▶ DATA
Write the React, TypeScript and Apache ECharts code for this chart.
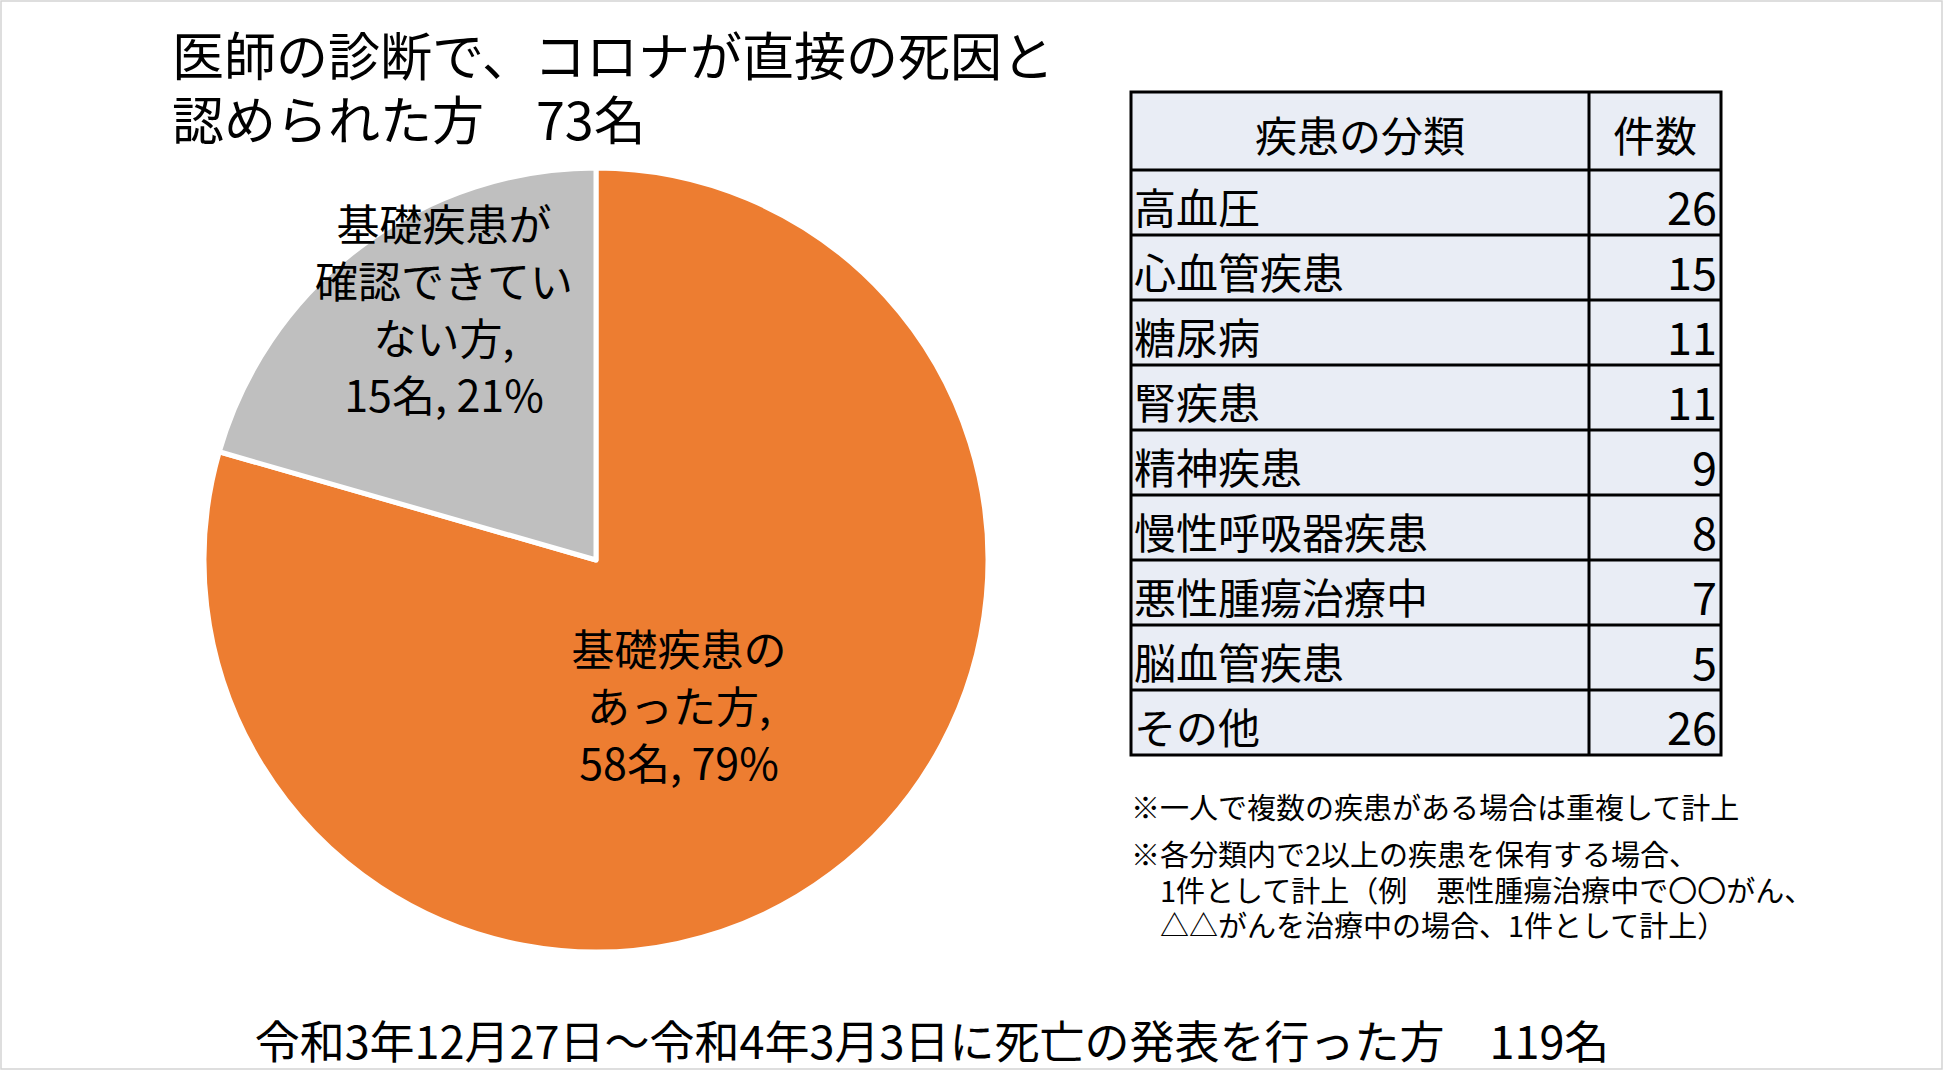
import React, { useEffect, useRef } from "react";
import * as echarts from "echarts";

const titleLines = ["医師の診断で、コロナが直接の死因と", "認められた方　73名"];
const pieNames = ["基礎疾患の\nあった方", "基礎疾患が\n確認できてい\nない方"];
const pieValues = [58, 15];
const pieColors = ["#ED7D31", "#BFBFBF"];
const tableHeader = ["疾患の分類", "件数"];
const diseaseNames = ["高血圧", "心血管疾患", "糖尿病", "腎疾患", "精神疾患", "慢性呼吸器疾患", "悪性腫瘍治療中", "脳血管疾患", "その他"];
const diseaseCounts = [26, 15, 11, 11, 9, 8, 7, 5, 26];
const note1 = "※一人で複数の疾患がある場合は重複して計上";
const note2Lines = [
  "※各分類内で2以上の疾患を保有する場合、",
  "　1件として計上（例　悪性腫瘍治療中で〇〇がん、",
  "　△△がんを治療中の場合、1件として計上）",
];
const footer = "令和3年12月27日～令和4年3月3日に死亡の発表を行った方　119名";

const FONT = "'Noto Sans CJK JP', 'Noto Sans', sans-serif";

export default function App() {
  const ref = useRef<HTMLDivElement>(null);
  useEffect(() => {
    document.body.style.margin = "0";
    const chart = echarts.init(ref.current!, undefined, { renderer: "svg" });

    const tLeft = 1131, tRight = 1721, tDiv = 1589, tTop = 92, headH = 78, rowH = 65;
    const tableEls: any[] = [];
    tableEls.push({
      type: "rect",
      shape: { x: tLeft, y: tTop, width: tRight - tLeft, height: headH + rowH * diseaseNames.length },
      style: { fill: "#E9EDF5", stroke: "#000", lineWidth: 3 },
    });
    for (let i = 0; i < diseaseNames.length; i++) {
      const y = tTop + headH + rowH * i;
      tableEls.push({
        type: "line",
        shape: { x1: tLeft, y1: y, x2: tRight, y2: y },
        style: { stroke: "#000", lineWidth: 3 },
      });
    }
    tableEls.push({
      type: "line",
      shape: { x1: tDiv, y1: tTop, x2: tDiv, y2: tTop + headH + rowH * diseaseNames.length },
      style: { stroke: "#000", lineWidth: 3 },
    });
    tableEls.push({
      type: "text", x: (tLeft + tDiv) / 2, y: tTop + headH / 2 + 2,
      style: { text: tableHeader[0], font: `42px ${FONT}`, lineHeight: 44, fill: "#000", align: "center", verticalAlign: "middle" },
    });
    tableEls.push({
      type: "text", x: (tDiv + tRight) / 2, y: tTop + headH / 2 + 2,
      style: { text: tableHeader[1], font: `42px ${FONT}`, lineHeight: 44, fill: "#000", align: "center", verticalAlign: "middle" },
    });
    diseaseNames.forEach((n, i) => {
      const cy = tTop + headH + rowH * i + rowH / 2 + 3;
      tableEls.push({
        type: "text", x: tLeft + 3, y: cy,
        style: { text: n, font: `42px ${FONT}`, lineHeight: 44, fill: "#000", align: "left", verticalAlign: "middle" },
      });
      tableEls.push({
        type: "text", x: tRight - 4, y: cy,
        style: { text: String(diseaseCounts[i]), font: `45px ${FONT}`, lineHeight: 46, fill: "#000", align: "right", verticalAlign: "middle" },
      });
    });

    const labelPos = [
      { x: 679, y: 704 },
      { x: 444, y: 307 },
    ];

    chart.setOption({
      animation: false,
      backgroundColor: "#fff",
      series: [
        {
          type: "pie",
          center: [596, 560],
          radius: [0, 392],
          startAngle: 90,
          clockwise: true,
          data: pieValues.map((v, i) => ({ name: pieNames[i], value: v, itemStyle: { color: pieColors[i] } })),
          itemStyle: { borderColor: "#fff", borderWidth: 5 },
          label: {
            show: true,
            position: "inside",
            formatter: (p: any) => `${p.name},\n${p.value}名, ${Math.round(p.percent)}%`,
            fontFamily: FONT,
            fontSize: 43,
            lineHeight: 57,
            color: "#000",
            align: "center",
          },
          labelLine: { show: false },
          labelLayout: (params: any) => ({
            x: labelPos[params.dataIndex].x,
            y: labelPos[params.dataIndex].y,
            align: "center",
            verticalAlign: "middle",
          }),
          emphasis: { disabled: true },
        },
      ],
      graphic: [
        {
          type: "rect",
          shape: { x: 1, y: 1, width: 1941, height: 1068 },
          style: { fill: "none", stroke: "#D4D4D4", lineWidth: 1.5 },
          silent: true,
        },
        {
          type: "text", x: 172, y: 85,
          style: { text: titleLines.join("\n"), font: `52px ${FONT}`, lineHeight: 64, fill: "#000", align: "left", verticalAlign: "middle" },
        },
        ...tableEls,
        {
          type: "text", x: 1131, y: 806,
          style: { text: note1, font: `29px ${FONT}`, lineHeight: 30, fill: "#000", align: "left", verticalAlign: "middle" },
        },
        {
          type: "text", x: 1131, y: 888.5,
          style: { text: note2Lines.join("\n"), font: `29px ${FONT}`, lineHeight: 35.5, fill: "#000", align: "left", verticalAlign: "middle" },
        },
        {
          type: "text", x: 932, y: 1039,
          style: { text: footer, font: `45px ${FONT}`, lineHeight: 47, fill: "#000", align: "center", verticalAlign: "middle" },
        },
      ],
    });
    return () => chart.dispose();
  }, []);
  return <div ref={ref} style={{ width: 1944, height: 1072 }} />;
}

▶ TASK DETAILS
Set the lines above down again, word for word, from the first through the one containing "import * as"; pictures excluded.

▶ SOLUTION FOR THIS TASK
Write the React, TypeScript and Apache ECharts code for this chart.
import React, { useEffect, useRef } from "react";
import * as echarts from "echarts";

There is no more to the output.